Good As Gold
Throughout the financial crisis, recession and slow recovery, nothing has shined more than the price of precious metals led by gold. Gold began the last decade at less than $300 per ounce and ended the decade near $1,000 per ounce. Now, less than two years later, the price has broken the $1,500 barrier. Even though the stock market has gained over 50% during the recovery, we must remember that the stock market lost 50% of its value during the financial meltdown in 2008. Looking long-term, stocks have gained approximately 10% over the last five years while gold has more than doubled. The question is, why is gold so hot? There are two explanations which shed light on our economic situation. First, gold is seen as a hedge against inflation. When the threat of inflation is high, the price of gold should do well. Well, we certainly have not had rampant inflation during the past five years and at first blush this explanation does not seem to make sense. However, keep in mind that many market observers feel that inflation is knocking at the door and they cite as evidence the debt our government has piled up and rising energy prices. If we don’t deal with our debt and if oil prices keep rising, inflation indeed could appear as the next major threat to our economy. That is why the debt negotiations going on right now are so important.

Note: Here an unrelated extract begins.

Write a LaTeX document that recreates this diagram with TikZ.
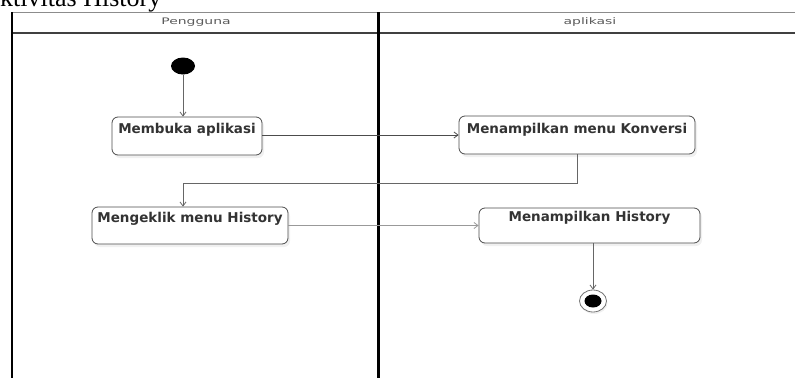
\documentclass[tikz,border=0pt]{standalone}
\usepackage{fontspec}
\setmainfont{Liberation Serif}
\newfontfamily\boxfont{DejaVu Sans}
\usetikzlibrary{arrows.meta,shadows,shapes.geometric}

\newcommand{\widetitle}[1]{\scalebox{1.55}[1]{#1}}

\tikzset{
  lanetitle/.style={font=\boxfont\fontsize{9}{10}\selectfont, text=black!65, inner sep=0pt},
  actbox/.style={draw=black!70, line width=0.8pt, rounded corners=6pt, fill=white,
    inner sep=0pt, drop shadow={opacity=0.12, shadow xshift=2pt, shadow yshift=-3pt}},
  acttext/.style={font=\boxfont\bfseries\fontsize{13.5}{15}\selectfont, text=black!80,
    inner sep=0pt, anchor=center},
  flow/.style={draw=black!60, line width=0.8pt, -{Straight Barb[length=4pt,width=6pt]}},
}

\begin{document}
\begin{tikzpicture}[x=1pt, y=-1pt]
  \useasboundingbox (0,0) rectangle (795,378);

  % heading above the lanes
  \node[font=\fontsize{26}{28}\selectfont, anchor=base west, inner sep=0pt] (title) at (0,6) {ktivitas History};

  % swimlane frame
  \draw[black!45, line width=0.8pt] (12,12) -- (795,12);
  \draw[black!75, line width=1.4pt] (12,33) -- (795,33);
  \draw[black, line width=2pt] (12,12) -- (12,378);
  \draw[black, line width=3pt] (378,12) -- (378,378);

  \node[lanetitle] (lane1) at (196,22.5) {\widetitle{Pengguna}};
  \node[lanetitle] (lane2) at (590,22.5) {\widetitle{aplikasi}};

  % start and end states
  \node[ellipse, fill=black, minimum width=24pt, minimum height=17pt, inner sep=0pt] (start) at (183,66) {};
  \node[ellipse, draw=black!55, line width=0.8pt, minimum width=27pt, minimum height=22pt, inner sep=0pt,
        drop shadow={opacity=0.12, shadow xshift=1pt, shadow yshift=-2pt}, fill=white] (stop) at (593,301) {};
  \node[ellipse, fill=black, minimum width=17pt, minimum height=13pt, inner sep=0pt] (stopdot) at (stop.center) {};

  % activities
  \node[actbox, minimum width=150pt, minimum height=38pt] (open) at (187,136) {};
  \node[acttext] (opentxt) at (187,130) {Membuka aplikasi};

  \node[actbox, minimum width=236pt, minimum height=38pt] (conv) at (577,135) {};
  \node[acttext] (convtxt) at (577,130) {Menampilkan menu Konversi};

  \node[actbox, minimum width=196pt, minimum height=37pt] (click) at (190,225.5) {};
  \node[acttext] (clicktxt) at (190,219) {Mengeklik menu History};

  \node[actbox, minimum width=221pt, minimum height=35pt] (hist) at (589.5,225.5) {};
  \node[acttext] (histtxt) at (589.5,218) {Menampilkan History};

  % control flow
  \draw[flow] (start.south) -- (start.south |- open.north);
  \draw[flow, draw=black!70] (open.east |- conv.west) -- (conv.west);
  \coordinate (turn) at (183,183);
  \draw[flow] (conv.south) |- (turn) -- (turn |- click.north);
  \draw[flow, draw=black!40] (click.east) -- (click.east -| hist.west);
  \draw[flow] (stop |- hist.south) -- (stop.north);
\end{tikzpicture}
\end{document}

There is another factor in which the economy can cause gold prices to rise. This factor is the threat of economic calamity. Gold has always been a safe haven, just as U.S. Treasuries have been. Well, the financial meltdown of a few years ago was a major reason for gold prices to be hot. If the economy did not recover and the banking system collapsed, those predicting doom would have had a field day because gold would have ruled the earth. This scenario did not happen and government intervention was a big part of the reason why. However, certainly the world is not clear of economic threats. We continue to see Europe dealing with its own crisis and this is affecting the markets on almost a daily basis. In summary, gold has been able to play “both sides of the coin” (excuse the pun). When the crisis threatened and deflation could have been a result, gold did well. If the economic recovery continues and this brings the threat of inflation because demand for resources climbs, gold does well. What happens if the recovery stays slow but it is strong enough that we stay out of trouble? Could gold finally fall out of favor? The proponents of gold argue that it can’t happen. But we know that you can’t predict the future, so we will not go there. The important point to note is that gold is more than a precious metal. It is a barometer for how the economy and the markets are doing. Following gold is for more than speculators, it is for those who are looking for signs of the “winds of change” (oops another pun).
Watch for the employment reports this week as an indicator of where we are going.